- [What the task requires] Without including any pictures, write out the listing below exactly.

--- begin ---

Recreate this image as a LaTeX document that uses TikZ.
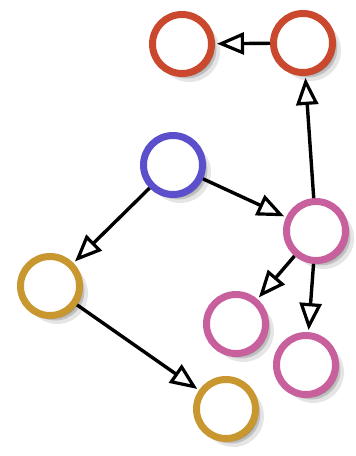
\documentclass[tikz,border=0pt]{standalone}
\usetikzlibrary{arrows.meta,shadows}
\definecolor{cred}{HTML}{C9482E}
\definecolor{cblue}{HTML}{5B4FCB}
\definecolor{cpink}{HTML}{C8609E}
\definecolor{corange}{HTML}{C9972F}
\tikzset{
  vtx/.style={circle, minimum size=59pt, inner sep=0pt, line width=7pt, fill=white,
    drop shadow={shadow xshift=7pt, shadow yshift=-7pt, opacity=0.10, fill=black, shadow scale=1.04},
    drop shadow={shadow xshift=5pt, shadow yshift=-5pt, opacity=0.16, fill=black},
    drop shadow={shadow xshift=3pt, shadow yshift=-3pt, opacity=0.22, fill=black}},
  conn/.style={line width=3.4pt, black, shorten >=2pt,
    -{Triangle[open, length=27pt, width=22pt, line width=3.2pt]}}
}
\begin{document}
\begin{tikzpicture}[x=1pt,y=-1pt]
\useasboundingbox (0,0) rectangle (356,456);
\node[vtx, draw=cred] (rl) at (182,44) {};
\node[vtx, draw=cred] (rr) at (303,43) {};
\node[vtx, draw=cblue] (b) at (173,165) {};
\node[vtx, draw=cpink] (pt) at (316,231) {};
\node[vtx, draw=corange] (ol) at (50,286) {};
\node[vtx, draw=cpink] (pm) at (236,324) {};
\node[vtx, draw=cpink] (pb) at (306,365) {};
\node[vtx, draw=corange] (ob) at (226,409) {};
\draw[conn] (rr) -- (rl);
\draw[conn] (pt) -- (rr);
\draw[conn] (b) -- (pt);
\draw[conn] (b) -- (ol);
\draw[conn] (ol) -- (ob);
\draw[conn] (pt) -- (pm);
\draw[conn] (pt) -- (pb);
\end{tikzpicture}
\end{document}
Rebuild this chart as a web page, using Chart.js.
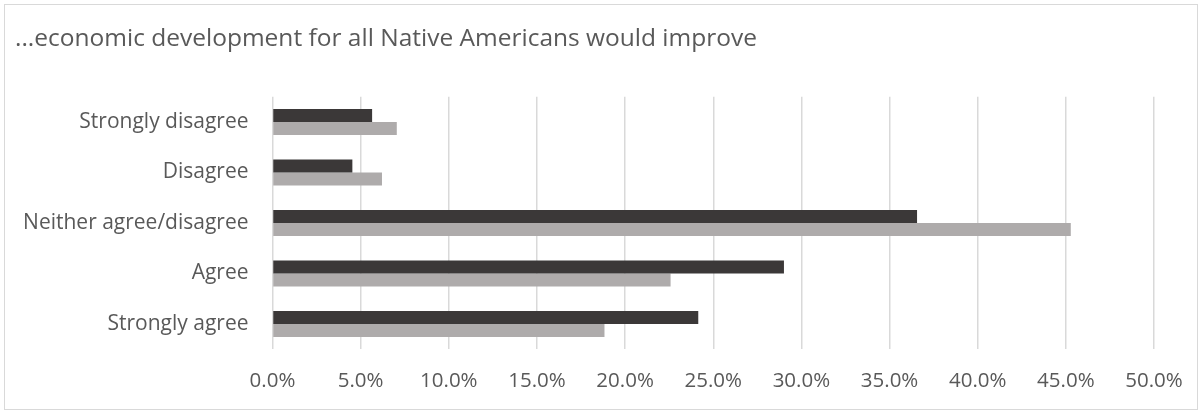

--- end ---

- [Answer to this task]
Recreate this image as a LaTeX document that uses TikZ.
\documentclass[tikz,border=0pt]{standalone}
\usetikzlibrary{arrows.meta,shadows}
\definecolor{cred}{HTML}{C9482E}
\definecolor{cblue}{HTML}{5B4FCB}
\definecolor{cpink}{HTML}{C8609E}
\definecolor{corange}{HTML}{C9972F}
\tikzset{
  vtx/.style={circle, minimum size=59pt, inner sep=0pt, line width=7pt, fill=white,
    drop shadow={shadow xshift=7pt, shadow yshift=-7pt, opacity=0.10, fill=black, shadow scale=1.04},
    drop shadow={shadow xshift=5pt, shadow yshift=-5pt, opacity=0.16, fill=black},
    drop shadow={shadow xshift=3pt, shadow yshift=-3pt, opacity=0.22, fill=black}},
  conn/.style={line width=3.4pt, black, shorten >=2pt,
    -{Triangle[open, length=27pt, width=22pt, line width=3.2pt]}}
}
\begin{document}
\begin{tikzpicture}[x=1pt,y=-1pt]
\useasboundingbox (0,0) rectangle (356,456);
\node[vtx, draw=cred] (rl) at (182,44) {};
\node[vtx, draw=cred] (rr) at (303,43) {};
\node[vtx, draw=cblue] (b) at (173,165) {};
\node[vtx, draw=cpink] (pt) at (316,231) {};
\node[vtx, draw=corange] (ol) at (50,286) {};
\node[vtx, draw=cpink] (pm) at (236,324) {};
\node[vtx, draw=cpink] (pb) at (306,365) {};
\node[vtx, draw=corange] (ob) at (226,409) {};
\draw[conn] (rr) -- (rl);
\draw[conn] (pt) -- (rr);
\draw[conn] (b) -- (pt);
\draw[conn] (b) -- (ol);
\draw[conn] (ol) -- (ob);
\draw[conn] (pt) -- (pm);
\draw[conn] (pt) -- (pb);
\end{tikzpicture}
\end{document}
Rebuild this chart as a web page, using Chart.js.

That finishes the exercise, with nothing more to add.